> **DATA FOR THE TASK**
────────────────────────────────────────
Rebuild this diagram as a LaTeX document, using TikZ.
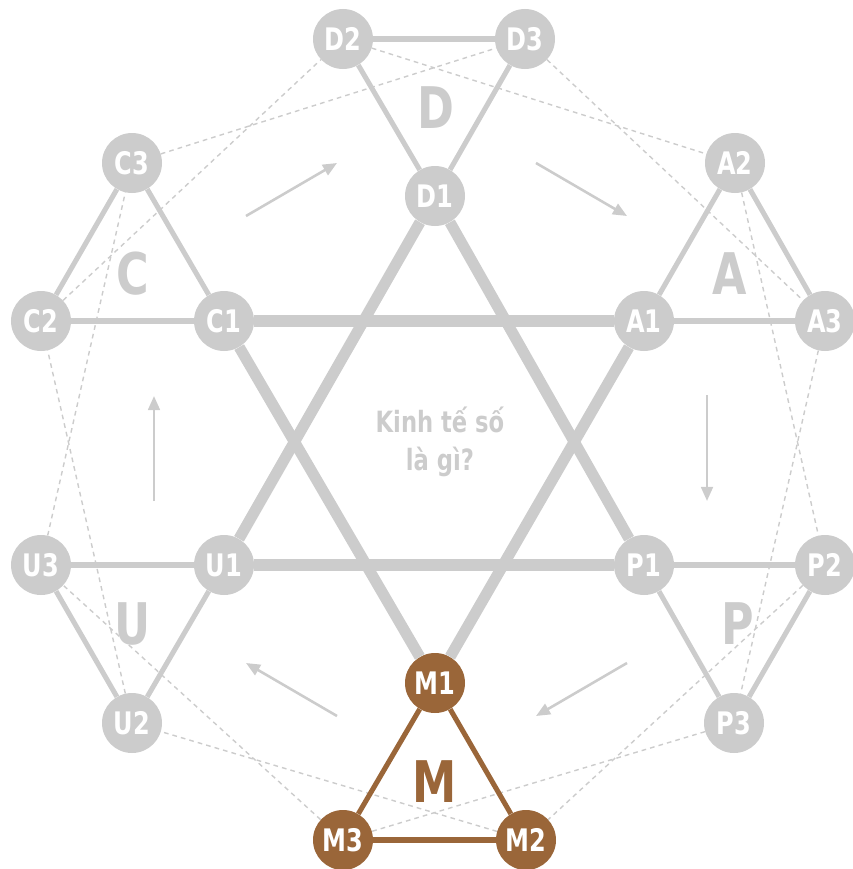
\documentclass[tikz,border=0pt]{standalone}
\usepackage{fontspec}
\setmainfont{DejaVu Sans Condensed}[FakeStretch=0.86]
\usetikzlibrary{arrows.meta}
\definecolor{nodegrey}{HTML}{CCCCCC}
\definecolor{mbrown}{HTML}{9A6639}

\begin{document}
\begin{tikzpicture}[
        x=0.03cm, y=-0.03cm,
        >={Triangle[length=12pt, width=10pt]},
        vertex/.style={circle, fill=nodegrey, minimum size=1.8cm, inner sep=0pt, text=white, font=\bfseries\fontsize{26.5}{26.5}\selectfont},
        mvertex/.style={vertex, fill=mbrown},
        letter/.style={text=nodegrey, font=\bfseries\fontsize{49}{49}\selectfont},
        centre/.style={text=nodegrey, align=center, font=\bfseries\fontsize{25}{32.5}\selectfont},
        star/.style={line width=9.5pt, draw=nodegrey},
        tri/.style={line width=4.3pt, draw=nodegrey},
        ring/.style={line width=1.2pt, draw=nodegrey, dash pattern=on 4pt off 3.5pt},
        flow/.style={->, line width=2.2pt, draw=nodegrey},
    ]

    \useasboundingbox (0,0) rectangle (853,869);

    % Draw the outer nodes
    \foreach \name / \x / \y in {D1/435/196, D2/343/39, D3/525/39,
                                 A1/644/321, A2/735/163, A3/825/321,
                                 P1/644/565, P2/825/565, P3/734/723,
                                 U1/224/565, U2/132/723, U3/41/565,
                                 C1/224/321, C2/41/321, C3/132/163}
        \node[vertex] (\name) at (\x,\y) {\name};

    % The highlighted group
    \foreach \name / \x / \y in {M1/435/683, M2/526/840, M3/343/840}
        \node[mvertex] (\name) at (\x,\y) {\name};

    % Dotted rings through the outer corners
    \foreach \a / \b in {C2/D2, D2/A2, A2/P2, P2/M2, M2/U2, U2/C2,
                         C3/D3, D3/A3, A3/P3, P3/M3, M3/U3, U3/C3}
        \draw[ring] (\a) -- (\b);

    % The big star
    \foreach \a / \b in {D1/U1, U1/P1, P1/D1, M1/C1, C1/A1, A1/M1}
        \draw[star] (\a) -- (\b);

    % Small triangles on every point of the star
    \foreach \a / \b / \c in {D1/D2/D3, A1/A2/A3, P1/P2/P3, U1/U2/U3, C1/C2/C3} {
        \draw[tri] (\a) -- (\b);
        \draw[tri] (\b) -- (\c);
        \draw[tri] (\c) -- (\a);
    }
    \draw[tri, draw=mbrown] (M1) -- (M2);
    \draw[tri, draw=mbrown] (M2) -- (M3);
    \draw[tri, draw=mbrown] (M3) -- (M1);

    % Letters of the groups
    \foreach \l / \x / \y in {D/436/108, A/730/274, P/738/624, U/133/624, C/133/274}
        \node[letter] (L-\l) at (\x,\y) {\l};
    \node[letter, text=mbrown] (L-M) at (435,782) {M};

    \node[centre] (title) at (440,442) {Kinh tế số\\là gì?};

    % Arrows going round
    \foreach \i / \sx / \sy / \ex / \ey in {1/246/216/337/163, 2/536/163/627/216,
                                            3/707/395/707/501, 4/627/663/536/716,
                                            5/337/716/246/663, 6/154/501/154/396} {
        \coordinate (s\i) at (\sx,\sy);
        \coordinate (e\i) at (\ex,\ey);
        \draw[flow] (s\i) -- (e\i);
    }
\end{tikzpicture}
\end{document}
────────────────────────────────────────
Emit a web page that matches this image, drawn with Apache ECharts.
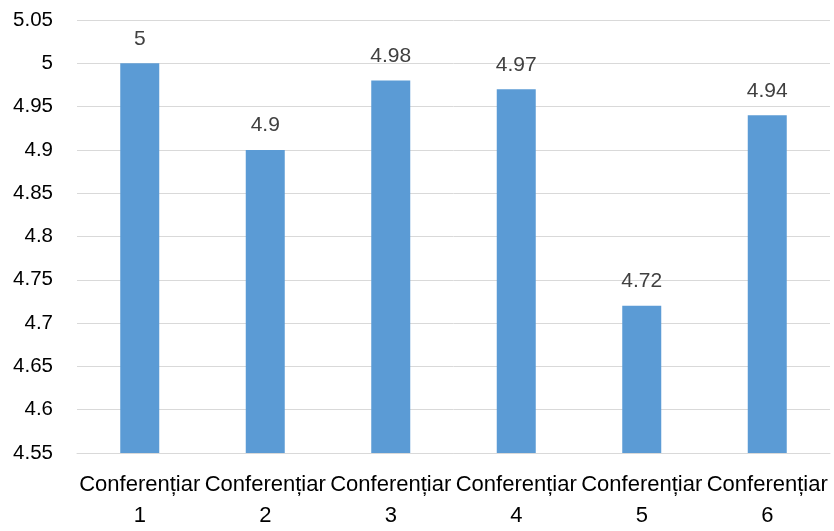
────────────────────────────────────────
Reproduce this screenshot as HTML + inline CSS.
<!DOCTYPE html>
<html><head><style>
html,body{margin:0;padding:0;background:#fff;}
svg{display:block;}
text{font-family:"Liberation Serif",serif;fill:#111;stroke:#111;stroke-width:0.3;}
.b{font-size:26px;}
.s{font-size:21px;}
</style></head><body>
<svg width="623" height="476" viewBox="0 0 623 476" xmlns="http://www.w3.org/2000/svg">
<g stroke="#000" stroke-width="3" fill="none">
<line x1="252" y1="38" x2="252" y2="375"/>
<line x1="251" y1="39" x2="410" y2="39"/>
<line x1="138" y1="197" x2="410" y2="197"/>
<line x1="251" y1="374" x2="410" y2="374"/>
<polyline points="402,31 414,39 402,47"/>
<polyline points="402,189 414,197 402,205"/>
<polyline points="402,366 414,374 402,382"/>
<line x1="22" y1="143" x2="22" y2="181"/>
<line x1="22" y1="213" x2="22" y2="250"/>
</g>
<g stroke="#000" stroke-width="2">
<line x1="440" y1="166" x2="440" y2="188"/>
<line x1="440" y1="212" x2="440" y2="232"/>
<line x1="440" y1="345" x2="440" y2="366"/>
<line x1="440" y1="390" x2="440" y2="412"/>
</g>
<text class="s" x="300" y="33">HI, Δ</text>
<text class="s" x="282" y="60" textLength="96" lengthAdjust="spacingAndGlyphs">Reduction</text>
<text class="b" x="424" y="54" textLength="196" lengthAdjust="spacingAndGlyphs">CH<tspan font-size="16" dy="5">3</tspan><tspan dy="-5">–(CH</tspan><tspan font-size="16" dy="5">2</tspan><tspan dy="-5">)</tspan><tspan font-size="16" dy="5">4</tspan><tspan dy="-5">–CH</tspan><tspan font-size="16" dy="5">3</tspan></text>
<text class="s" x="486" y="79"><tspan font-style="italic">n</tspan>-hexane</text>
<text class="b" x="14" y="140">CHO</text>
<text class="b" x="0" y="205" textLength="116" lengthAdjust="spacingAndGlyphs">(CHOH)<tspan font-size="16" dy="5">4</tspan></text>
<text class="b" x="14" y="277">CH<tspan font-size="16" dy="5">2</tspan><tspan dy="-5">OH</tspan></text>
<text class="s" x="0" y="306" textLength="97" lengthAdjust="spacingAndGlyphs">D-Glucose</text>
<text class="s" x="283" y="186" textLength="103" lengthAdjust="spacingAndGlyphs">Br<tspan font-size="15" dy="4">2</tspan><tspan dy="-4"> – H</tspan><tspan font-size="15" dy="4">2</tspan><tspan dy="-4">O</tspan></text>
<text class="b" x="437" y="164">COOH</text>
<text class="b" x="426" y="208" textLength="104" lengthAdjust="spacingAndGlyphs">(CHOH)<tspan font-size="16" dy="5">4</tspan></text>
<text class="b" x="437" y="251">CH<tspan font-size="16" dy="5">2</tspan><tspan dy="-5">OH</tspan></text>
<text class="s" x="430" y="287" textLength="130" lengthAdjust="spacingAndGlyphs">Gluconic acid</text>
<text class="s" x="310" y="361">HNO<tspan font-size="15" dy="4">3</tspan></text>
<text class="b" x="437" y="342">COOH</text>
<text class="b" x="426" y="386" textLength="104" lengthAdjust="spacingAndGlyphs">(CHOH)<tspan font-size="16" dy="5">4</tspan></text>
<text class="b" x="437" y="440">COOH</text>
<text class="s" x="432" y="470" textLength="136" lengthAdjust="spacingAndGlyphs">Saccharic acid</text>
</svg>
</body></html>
────────────────────────────────────────
> **REQUIREMENT**
Return every line containing "this".

> **FINAL ANSWER**
Rebuild this diagram as a LaTeX document, using TikZ.
Emit a web page that matches this image, drawn with Apache ECharts.
Reproduce this screenshot as HTML + inline CSS.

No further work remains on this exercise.